Jetmar, like Degas in his images of 19th century dancers in the Parisian ballet, at times defies traditional composition, opting for asymmetry and radical viewpoints. In the Fracture series (2020), swirling skirts from the waist downwards are the focus, our attention forced to the feet of the dancers. Even with the more traditional composition of the dancers centred in a line (Fracture 3718, 2018) or in small groups (Fracture 3518, 2018), the eye of the viewer travels across the canvas, absorbing the fluidity of gesture of the artist’s hand in her application of paint to the canvas along with the movements of the dancers themselves.

It is this immense sense of movement in the work that invites the viewer to share its tempo. Blurred facial expression or, in photographic terminology, out of focus costumes twirling and swirling across the stage, soft and hard shadows slicing the polished floors create a sense of identifiable rhythm to the work.
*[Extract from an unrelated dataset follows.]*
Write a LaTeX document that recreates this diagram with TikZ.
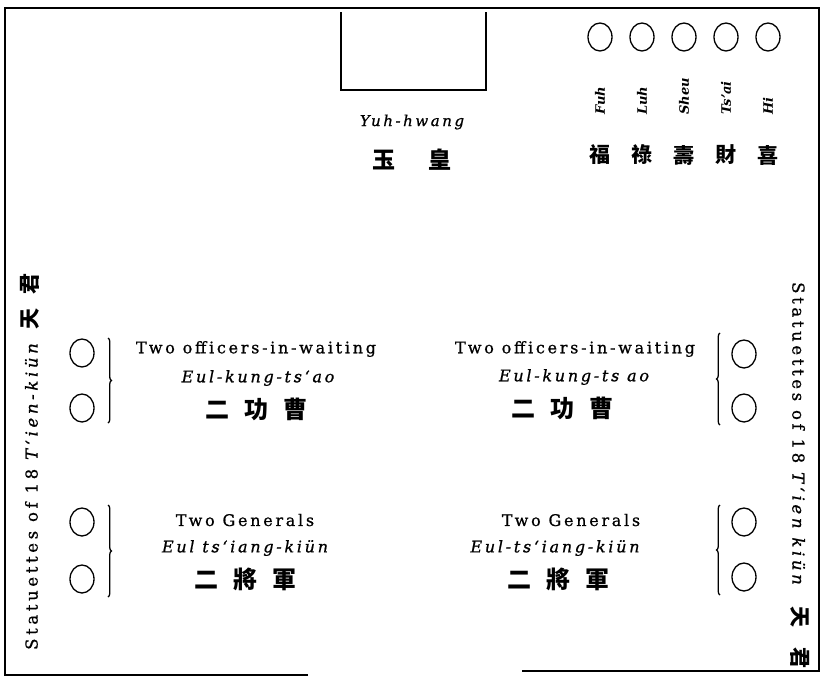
\documentclass[tikz,border=0pt]{standalone}
\usepackage{fontspec}
\setmainfont{DejaVu Serif}
\newfontfamily\spc[LetterSpace=17,FakeBold=0.8]{DejaVu Serif}
\newfontfamily\sidespc[LetterSpace=22,FakeBold=0.8]{DejaVu Serif}
\newfontfamily\plain{DejaVu Serif}
\newfontfamily\cjk{Noto Sans CJK TC}
\usetikzlibrary{shapes.geometric,decorations.pathreplacing}
\begin{document}
\begin{tikzpicture}[x=1pt,y=-1pt,
  wall/.style={line width=2.6pt, line join=miter},
  altar/.style={line width=1.8pt},
  statue/.style={draw, ellipse, line width=1.3pt, minimum width=24pt, minimum height=28pt, inner sep=0pt},
  bracket/.style={line width=1.3pt, decorate, decoration={brace, amplitude=3.5pt, aspect=0.5}},
  eng/.style={inner sep=0pt, font=\spc\fontsize{16}{18}\selectfont},
  rom/.style={inner sep=0pt, font=\spc\itshape\fontsize{16}{18}\selectfont},
  han/.style={inner sep=0pt, font=\cjk\bfseries\fontsize{24}{26}\selectfont},
  lab/.style={inner sep=0pt, font=\plain\bfseries\itshape\fontsize{13}{15}\selectfont},
  side/.style={inner sep=0pt, font=\sidespc\fontsize{16.5}{18}\selectfont},
]
\useasboundingbox (0,0) rectangle (830,681);

% outer walls
\coordinate (wbl) at (308,675);
\coordinate (wcl) at (5,675);
\coordinate (wtl) at (5,8);
\coordinate (wtr) at (819,8);
\coordinate (wcr) at (819,671);
\coordinate (wbr) at (522,671);
\draw[wall] (wbl) -- (wcl) -- (wtl) -- (wtr) -- (wcr) -- (wbr);

% altar of Yuh-hwang
\coordinate (a1) at (341,12);
\coordinate (a2) at (341,90);
\coordinate (a3) at (486,90);
\coordinate (a4) at (486,12);
\draw[altar] (a1) -- (a2) -- (a3) -- (a4);
\node[rom, font=\spc\itshape\fontsize{15}{17}\selectfont] (yh) at (412,122) {Yuh-hwang};
\node[han, font=\cjk\bfseries\fontsize{23}{25}\selectfont] (yhc) at (412,160) {玉\hskip33pt皇};

% five gods of happiness
\foreach \i/\x/\r/\c in {1/600/Fuh/福, 2/642/Luh/祿, 3/684/Sheu/壽, 4/726/Ts’ai/財, 5/768/Hi/喜}{
  \node[statue] (t\i) at (\x,37) {};
  \node[lab, rotate=90, anchor=west] (tl\i) at (\x,115) {\r};
  \node[han, font=\cjk\bfseries\fontsize{21}{23}\selectfont] (tc\i) at (\x,155) {\c};
}

% left statues
\node[statue] (lo1) at (82,353) {};
\node[statue] (lo2) at (82,408) {};
\node[statue] (lg1) at (82,522) {};
\node[statue] (lg2) at (82,579) {};
% right statues
\node[statue] (ro1) at (744,354) {};
\node[statue] (ro2) at (744,408) {};
\node[statue] (rg1) at (744,522) {};
\node[statue] (rg2) at (744,577) {};

% brackets
\coordinate (blo1) at (108,338); \coordinate (blo2) at (108,423);
\coordinate (blg1) at (108,505); \coordinate (blg2) at (108,597);
\coordinate (bro1) at (720,333); \coordinate (bro2) at (720,425);
\coordinate (brg1) at (720,505); \coordinate (brg2) at (720,595);
\draw[bracket] (blo1) -- (blo2);
\draw[bracket] (blg1) -- (blg2);
\draw[bracket] (bro2) -- (bro1);
\draw[bracket] (brg2) -- (brg1);

% officers
\node[eng] (oe1) at (256,349) {Two officers-in-waiting};
\node[rom] (or1) at (258,378) {Eul-kung-ts‘ao};
\node[han] (oc1) at (256,409) {二\hskip15pt功\hskip15pt曹};
\node[eng] (oe2) at (575,349) {Two officers-in-waiting};
\node[rom] (or2) at (574,377) {Eul-kung-ts ao};
\node[han] (oc2) at (562,408) {二\hskip15pt功\hskip15pt曹};

% generals
\node[eng] (ge1) at (245,520) {Two Generals};
\node[rom] (gr1) at (245,548) {Eul ts‘iang-kiün};
\node[han] (gc1) at (245,579) {二\hskip15pt將\hskip15pt軍};
\node[eng] (ge2) at (571,520) {Two Generals};
\node[rom] (gr2) at (555,548) {Eul-ts‘iang-kiün};
\node[han] (gc2) at (558,579) {二\hskip15pt將\hskip15pt軍};

% side labels
\node[side, rotate=90, anchor=west] (ls) at (30,650)
  {Statuettes of 18 \textit{T‘ien-kiün}\hskip10pt{\cjk\bfseries\fontsize{21}{23}\selectfont 天\hskip14pt君}};
\node[side, rotate=-90, anchor=west] (rs) at (800,282)
  {Statuettes of 18 \textit{T‘ien kiün}\hskip18pt{\cjk\bfseries\fontsize{21}{23}\selectfont 天\hskip20pt君}};
\end{tikzpicture}
\end{document}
But, particularly in the earlier pieces included in Motion, a more abstracted figuration is presented, unquestionably increasing that sense of visual flow.

Interestingly, a selection of these 2014 works are on the cusp of two bodies of work, part of a solo exhibition, Refraction, at the Walker St Gallery in Dandenong.

Figures moving united in a single direction (Refraction 1714, 2014), possibly choreographed, are only too apparent. Such work links closely to the more readily identifiable becostumed dancers of tradition of the later work. Yet, at the time, Jetmar’s practice looked to the idea of the spiritual in painting, inspired by Kandinsky’s book Concerning the Spiritual in Art. Looking to create mood and atmosphere using light, influenced by the Romanticism of JMW Turner and Caspar David Friedrich, she looked to moody land- and sky- scape imagery in an exploration of the sublime in art. Works suggested brilliant sunrises - or, it being Australia, the very real threat of bushfire. From these more overt scapes evolved such work as Refraction 1014 (2014) with a rhythm that suggested fire destructively burning through the landscapes of the sublime - or, inversely, the choreographed movement of fabrics and figures closely aligned to Refraction 1514 (2014).

Transitional, such work saw the artist move away from the immediacy of the present. The result for Jetmar (for the time being at least) is the taking of a journey of nostalgia, a shadow of memory that makes the past accessible and through it an exploration of self and self-identity.